R is simple, so let's look for a two sided ideal in S or in T. A nonzero entry anywhere generates, courtesy of R, all the finite matrices of R. This includes the matrix that has 1 in the upper left and 0 elsewhere. Premultiply this by a matrix with anything you liike in the left column, to get the very same thing in the left column. Postmultiply this by a matrix to move our arbitrary vertical sequence to the second column, the third column, and so on. This builds all of S, thus S is a simple ring. Furthermore, S is the smallest nonzero ideal in T, and is included in every other ideal. Thinking geometrically, a map from Ej into a finite subspace of itself can be premultiplied, and postmultiplied, by any map on Ej, and the resulting map still carries Ej into a finite subspace.

What does the quotient ring T/S look like? Let M be any matrix not in S, and let v(r) be the rightmost column in row r with a nonzero entry. Premultiply by a matrix that moves the first nonzero row to the top. Because M is not in S, some row has a larger value of v(r). Move that row up to the second position. Again there is a row below with a larger v(r); move that into position 3. Continue this forever, until a matrix from T extracts the rows of M that build a strictly increasing sequence v(r).

Post multiply by a matrix that moves column v(1) over to column 1, v(2) to column 2, v(3) to column 3, and so on. Now M is lower triangular.

Premultiply by a diagonal matrix that scales the rows of M, so that the diagonal of M is 1.

The upper left block of M, 7 rows and 7 columns, is invertible, and it's inverse, call it C, is also lower triangular. Move to 8 rows and 8 columns, and extend C to be the inverse of M. This is backward compatible; the first 7 rows of C have not changed. When they are multiplied by the first 7 rows of M the result is still 1. Extend C to rows 9, 10, 11, and so on down the matrix. Since C is lower triangular, every row of C is finite, and C lives in T. Any matrix outside of S implies 1, and T/S is a simple ring.

There is another ring between R and T; I'll call it G because there are no more letters between R and S. A matrix in G has finitely many nonzero entries in every row, as inheritted from T, and finitely many entries in every column. Verify this is a ring. Take the transpose of AB, which is BT*AT. These matrices are finite in each row, and as shown above, their product is finite in each row. Thus the transpose, which is AB, is finite in every column.

G contains 1, the identity matrix.

G contains R.

Let a matrix M lie in the intersection of G and S, and suppose M is not in R. Thus M has infinitely many nonzero entries. If these are all contained in the first n columns, belonging to S, then some column is nonzero infinitely often. This pulls M out of G. Therefore S and G intersect in R.

Let M be a matrix in R, that lives in an n×n block.

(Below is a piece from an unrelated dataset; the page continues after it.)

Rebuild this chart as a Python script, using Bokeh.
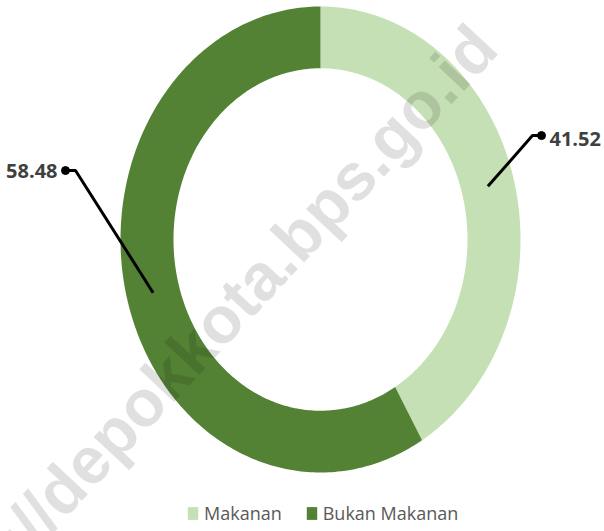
import numpy as np
from bokeh.plotting import figure
from bokeh.models import ColumnDataSource, Label, Range1d
from bokeh.core.properties import value
from bokeh.embed import file_html
from bokeh.resources import INLINE

# ---- data ----
categories = ["Makanan", "Bukan Makanan"]
values = [41.52, 58.48]
colors = ["#C5E0B4", "#548235"]
label_texts = [f"{v:.2f}" for v in values]

# ---- layout (data units: outer radius = 1) ----
R_OUT = 1.0
R_IN = 0.735
R_MID = (R_OUT + R_IN) / 2
# leader elbow / dot / text anchors per slice
elbow = [(1.06, 0.446), (-1.225, 0.296)]
dot = [(1.105, 0.446), (-1.275, 0.296)]
txt = [(1.145, 0.43), (-1.315, 0.294)]
align = ["left", "right"]

fr = np.array(values) / sum(values)
cum = np.concatenate([[0.0], np.cumsum(fr)])
starts = np.pi / 2 - 2 * np.pi * cum[:-1]
ends = np.pi / 2 - 2 * np.pi * cum[1:]
mids = (starts + ends) / 2

xs, ys = [], []
for a0, a1 in zip(starts, ends):
    t = np.linspace(a0, a1, 240)
    x = np.concatenate([R_OUT * np.cos(t), R_IN * np.cos(t[::-1])])
    y = np.concatenate([R_OUT * np.sin(t), R_IN * np.sin(t[::-1])])
    xs.append(list(x))
    ys.append(list(y))

src = ColumnDataSource(dict(xs=xs, ys=ys, color=colors, cat=categories))

W, H = 604, 531
cx_px, cy_px = 320, 239
sx, sy = 200.0, 233.0
p = figure(width=W, height=H,
           x_range=Range1d(-cx_px / sx, (W - cx_px) / sx),
           y_range=Range1d(-(H - cy_px) / sy, cy_px / sy),
           output_backend="svg", toolbar_location=None, min_border=0,
           x_axis_location=None, y_axis_location=None)
p.grid.visible = False
p.outline_line_color = None

p.patches("xs", "ys", source=src, fill_color="color", line_color=None,
          legend_field="cat")

# leader lines
lx, ly = [], []
for i, m in enumerate(mids):
    lx.append([R_MID * np.cos(m), elbow[i][0], dot[i][0]])
    ly.append([R_MID * np.sin(m), elbow[i][1], dot[i][1]])
p.multi_line(lx, ly, line_color="black", line_width=3)
p.scatter([d[0] for d in dot], [d[1] for d in dot], size=8, color="black")

for i in range(len(values)):
    p.text([txt[i][0]], [txt[i][1]], text=[label_texts[i]],
           text_align=align[i], text_baseline="middle",
           text_font=value("Open Sans"), text_font_style="bold",
           text_font_size="20px", text_color="#404040")

lg = p.legend[0]
lg.location = (186, 6)
lg.orientation = "horizontal"
lg.glyph_width = 13
lg.glyph_height = 16
lg.label_height = 16
lg.label_standoff = 5
lg.spacing = 23
lg.padding = 0
lg.margin = 0
lg.border_line_color = None
lg.background_fill_alpha = 0
lg.label_text_font = "Open Sans"
lg.label_text_font_size = "18px"
lg.label_text_color = "#595959"

wm = Label(x=190, y=181, x_units="screen", y_units="screen",
           text="https://depokkota.bps.go.id", angle=47, angle_units="deg",
           text_align="center", text_baseline="middle",
           text_font="Liberation Sans", text_font_style="bold",
           text_font_size="66px", text_color="black", text_alpha=0.12)
p.add_layout(wm)

open("out.html", "w").write(file_html(p, INLINE))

Premultiply by a matrix A in G. Below some row j, A is 0 in its first n columns. Thus A*M is 0 below row j. By symmetry, M*B is 0 beyond some column. The product is still in R, and R is a two sided ideal.

Mod out by R and consider the quotient ring G/R. If a matrix M is not in R it is not in S either, for G intersect S is R. So M is unbounded in its rows and its columns. Multiply by two matrices from G, one on the left and one on the right, to make M lower triangular with ones down the main diagonal. The next step is inverting M, but the inverse, C, may not lie in G. Let M be 1 on the main diagonal and -1 on the subdiagonal. M is a unit in T, but its inverse is 1 on and below the main diagonal, going down forever, and that is not in G. We can't simply premultiply by something to get 1.

I'm not sure if G/R has proper ideals, but it has subrings. Let a matrix M be in the set B if there is a bound l on the number of nonzero entries per row. Add two such matrices and add their bounds. Multiply two such matrices and multiply their bounds. Thus B is a subring.

By symmetry, there is a subring of matrices with a bound on the number of nonzero entries per column. Intersect these subrings to find a smaller subring of matrices with a bound on the number of nonzero entries per row and column. All of these sets contain 1 and R, and are proper subrings of G/R.